Millennium Post

School of open discrimination

The Constitution  (Eighty-sixth Amendment) Act, 2002 inserted Article 21-A in the Constitution of India to provide free and compulsory education to all children in the age group of six to 14 years as a Fundamental Right in such a manner as the state may, by law, determine. The Right of Children to Free and Compulsory Education (RTE) Act, 2009, which represents the consequential legislation envisaged under Article 21-A, means that every child has right to full time elementary education of satisfactory and equitable quality in a formal school which satisfies certain essential norms and standards.

The statement of object and reasons of the RTE Act emphasises the crucial role of universal elementary education for strengthening the social fabric of democracy through provisions of equal opportunities to all has been accepted and cherished under the constitution. In the last couple of decades, there has been significant spatial and numerical expansion of elementary schools in the country, yet the goal of quality elementary education continues to elude us. The number of children particularly from the weaker section and under-privileged groups, who drop out of school before completing elementary education, remains very large. Even in case of children who complete elementary education, the quality of learning achievement is not always entirely satisfactory. Under the RTE Act, the Parliament enlarged the definition of ‘school’ thereby meaning any recognised school imparting elementary education and includes (i) a school established, owned or controlled by the appropriate government or a local authority; (ii) an aided school receiving aid or grants to meet whole or part of its expenses from the appropriate government or local authority; (iii) a school belonging to specified category; and (iv) an unaided school not receiving any kind of aid or grants to meet its expenses from the appropriate government or local authority

The new act envisaged the school’s responsibility for free and compulsory education and shall admit in class I to the extent of at least 25 per cent of the strength of that class, children belonging to weaker section and disadvantaged group in the neighbourhood and provide for free and compulsory education till its completion.

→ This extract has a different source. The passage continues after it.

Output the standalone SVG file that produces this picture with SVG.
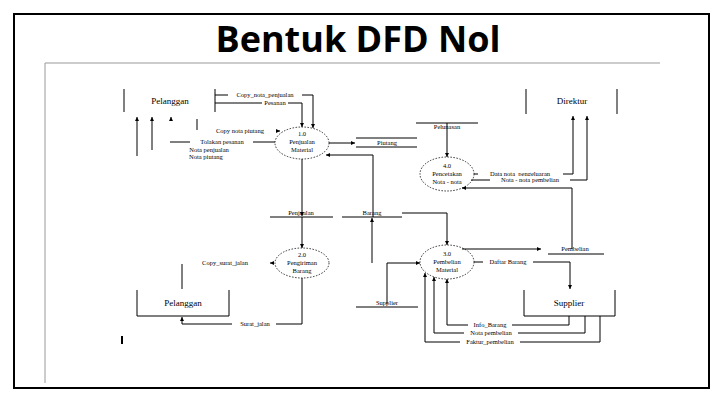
<svg xmlns="http://www.w3.org/2000/svg" width="720" height="405" viewBox="0 0 720 405">
<defs>
<marker id="a" viewBox="0 0 6 6" refX="6" refY="3" markerWidth="4" markerHeight="4" orient="auto"><path d="M0,0L6,3L0,6Z" fill="#000"/></marker>
<style>
.l{fill:none;stroke:#000;stroke-width:1}
.f{fill:none;stroke:#000;stroke-width:1;marker-end:url(#a)}
.p{fill:#fff;stroke:#000;stroke-width:0.8;stroke-dasharray:1.5,1.5}
text{font-family:"Liberation Serif",serif;font-size:6.5px;text-anchor:middle;fill:#000}
.e{font-size:9px}
</style>
</defs>
<rect width="720" height="405" fill="#fff"/>
<rect x="14" y="14" width="695" height="374" fill="none" stroke="#000" stroke-width="2"/>
<path d="M45,63H660M45,63V383" stroke="#999" stroke-width="1" fill="none"/>
<text x="358" y="52" style="font-family:'Open Sans',sans-serif;font-size:36px;font-weight:bold">Bentuk DFD Nol</text>
<rect x="121" y="336" width="2" height="8" fill="#000"/>

<g id="pelanggan1"><path class="l" d="M124,89V112M215,89V112"/><text class="e" x="170" y="104">Pelanggan</text></g>
<g id="direktur"><path class="l" d="M526,89V114M617,89V114"/><text class="e" x="572" y="104">Direktur</text></g>
<g id="pelanggan2"><path class="l" d="M137,290V316H229V290"/><text class="e" x="183" y="306">Pelanggan</text></g>
<g id="supplier"><path class="l" d="M524,290V316H615V290"/><text class="e" x="569" y="306">Supplier</text></g>

<g id="p1"><ellipse class="p" cx="302" cy="143" rx="27" ry="16"/><text x="302" y="136">1.0</text><text x="302" y="144">Penjualan</text><text x="302" y="152">Material</text></g>
<g id="p2"><ellipse class="p" cx="302" cy="263" rx="27" ry="15"/><text x="302" y="257">2.0</text><text x="302" y="265">Pengiriman</text><text x="302" y="273">Barang</text></g>
<g id="p3"><ellipse class="p" cx="447" cy="262" rx="27" ry="17"/><text x="447" y="256">3.0</text><text x="447" y="264">Pembelian</text><text x="447" y="272">Material</text></g>
<g id="p4"><ellipse class="p" cx="447" cy="174" rx="27" ry="17"/><text x="447" y="168">4.0</text><text x="447" y="176">Pencetakan</text><text x="447" y="184">Nota - nota</text></g>

<g id="piutang"><path class="l" d="M356,138H417M356,147H417"/><text x="387" y="145">Piutang</text></g>
<g id="pelunasan"><path class="l" d="M416,123H478"/><text x="447" y="129">Pelunasan</text></g>
<g id="penjualan"><path class="l" d="M270,217H333"/><text x="301" y="215">Penjualan</text></g>
<g id="barang"><path class="l" d="M342,217H402"/><text x="372" y="215">Barang</text></g>
<g id="pembelian"><path class="l" d="M548,254H604"/><text x="575" y="251">Pembelian</text></g>
<g id="supplierstore"><path class="l" d="M356,307H418"/><text x="387" y="305">Supplier</text></g>

<g id="connectors">
<path class="f" d="M215,95H313V128"/>
<path class="f" d="M215,103H302V127"/>
<path class="l" d="M197,119V130"/>
<path class="f" d="M276,131H280"/>
<path class="l" d="M170,142H275"/>
<path class="f" d="M137,156V117"/>
<path class="f" d="M152,150V117"/>
<path class="f" d="M171,120V117"/>
<path class="f" d="M329,143H355"/>
<path class="f" d="M302,159V216"/>
<path class="f" d="M373,217V155H326"/>
<path class="f" d="M447,123V157"/>
<path class="f" d="M474,174H573V116"/>
<path class="f" d="M471,180H587V116"/>
<path class="f" d="M572,249V188H462"/>
<path class="f" d="M302,217V248"/>
<path class="f" d="M273,263H270"/>
<path class="l" d="M182,264V289"/>
<path class="f" d="M302,278V324H182V317"/>
<path class="f" d="M372,263V218"/>
<path class="f" d="M402,213H447V245"/>
<path class="f" d="M387,304V263H420"/>
<path class="f" d="M462,249H541"/>
<path class="f" d="M474,262H570V289"/>
<path class="f" d="M569,316V325H447V279"/>
<path class="f" d="M585,316V333H434V277"/>
<path class="f" d="M600,316V342H425V273"/>
</g>
<g id="labels">
<rect x="228" y="91" width="74" height="7" fill="#fff"/><text x="265" y="97">Copy_nota_penjualan</text>
<rect x="262" y="99" width="26" height="7" fill="#fff"/><text x="275" y="105">Pesanan</text>
<text x="240" y="133">Copy nota piutang</text>
<rect x="190" y="138" width="63" height="7" fill="#fff"/><text x="222" y="144">Tolakan pesanan</text>
<text x="209" y="152">Nota penjualan</text>
<text x="206" y="159">Nota piutang</text>
<rect x="478" y="170" width="85" height="7" fill="#fff"/><text x="520" y="176">Data nota_pengeluaran</text>
<rect x="490" y="176" width="80" height="7" fill="#fff"/><text x="530" y="182">Nota - nota pembelian</text>
<text x="225" y="265">Copy_surat_jalan</text>
<rect x="232" y="320" width="44" height="7" fill="#fff"/><text x="255" y="326">Surat_jalan</text>
<rect x="483" y="258" width="50" height="7" fill="#fff"/><text x="508" y="264">Daftar Barang</text>
<rect x="468" y="321" width="44" height="7" fill="#fff"/><text x="490" y="327">Info_Barang</text>
<rect x="464" y="329" width="54" height="7" fill="#fff"/><text x="491" y="335">Nota pembelian</text>
<rect x="460" y="338" width="60" height="7" fill="#fff"/><text x="490" y="344">Faktur_pembelian</text>
</g>
</svg>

The unaided private schools approached the Supreme Court challenging the constitutional validity of the act. The unaided private schools were of the opinion that free and compulsory education to the extent of 25 per cent could only be given effect on principles of voluntariness, autonomy and consensus and not on compulsion or threat of non-recognition and non-affiliation.

The apex court held that the primary obligation is of the state to provide free and compulsory elementary education to children, particularly to children who are likely to be prevented from pursuing and completing elementary education due to inability to afford free or charges. Correspondingly every citizen has a right to establish and administer educational institution under the Constitution so long as the activity remains charitable. Such an activity undertaken by a private institution supplements the primary obligation of the state.

The main point of consideration is whether to provide universal elementary education to our children or to provide them with quality elementary education. Another point that merits discussion is in spite of the enactment of the RTE Act and the judgment of the apex court upholding the constitutional validity of the act, whether unaided non-minority private schools do adhere to the guidelines laid down in the Act by providing free education to minimum of 25 per cent of children belonging to weaker sections of society.

After talking to various institutions and civil society organisations, it has been revealed that most of the unaided private and non-minority schools have not filled up the seats which were rightly reserved by the children belonging to the weaker section.

The protection of right of children under RTE Act which envisages that to monitor a child’s right to education, respective state governments must constitute such authority, in such manner and subject to such terms and conditions as may be prescribed. On inquiry it was found that most of the state governments are yet to constitute such authorities. There is no mechanism in place for redressal of grievances relating to the violation of right of the child under this act when a written complaint is made to a local authority regarding noncompliance of the mandatory provision of 25 per cent reservation for free and compulsory education is made to a local authority having jurisdiction over such schools. Most of the state governments have not put these local authorities or the state commissions in place where appeals have to be preferred in the event of non-action by the local authority made over the complaints made to them. What a dichotomy, that two pillars of the constitution, that is the parliament which is the supreme law maker and the judiciary which upholds the constitutional validity of the law have both worked tirelessly enacting the law for strengthening the very fundamental that is for providing quality elementary education to our children by setting up good schools in the government and also making reservations in unaided non-minority private schools.

The executive is yet to wake up and enforce the law. The dream of millions of students belonging to the weaker sections for studying in private schools still remains distant. Private schools must realise their responsibility towards the society and nation at large and must work in meeting this major national goal in providing quality education to children for building a strong and a vibrant India.